Stockport Smith

Personal information
- Full name: William Smith
- Position(s): Inside right Left half

Senior career*
- Years: Team / Apps / (Gls)
- ?–1897: Stockport County / ? / (?)
- 1897–1900: Manchester City / 55 / (22)
- 1900–1901: Stockport County / 25 / (2)
- 1901–1902: Newton Heath / 16 / (1)
- Total:  / 96 / (25)

= Stockport Smith =

English footballer

William Smith, commonly known as Stockport Smith, was an English footballer. His regular position was as an inside right, but he also played in various other forward positions and even as a wing half on occasion. He played for Stockport County, Manchester City, and Newton Heath. He joined Manchester City from Stockport in 1897 and scored 22 goals in 54 league appearances in three years at the club. He is often confused with another William Smith who played for Manchester City at the same time; because of this, they were known to Manchester City fans by the clubs they were signed from; this William Smith is referred to as "Stockport Smith" and the other as "Buxton Smith".

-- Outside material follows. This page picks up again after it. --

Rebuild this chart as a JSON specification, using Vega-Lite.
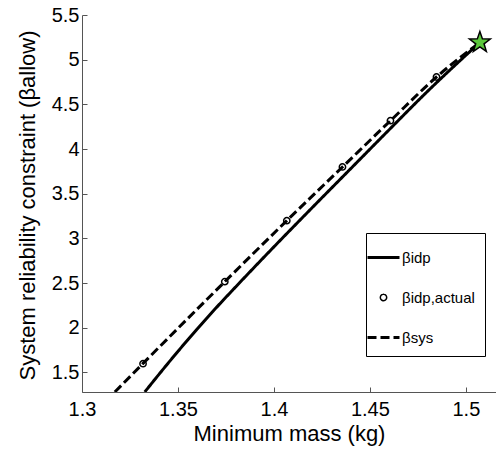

Smith rejoined Stockport in 1900, but was unable to reproduce his goalscoring feats and moved on to Newton Heath for their final season before they were renamed as Manchester United. He made his Newton Heath debut on 14 September 1901, playing at outside right for a 5–0 defeat away to Middlesbrough. His only goal for Newton Heath may have come on 5 October 1901 in a 3–3 home draw with his former club, Stockport County, although this goal is credited to Alf Schofield by some sources. No record of Smith's football career exists beyond the 1901–02 season.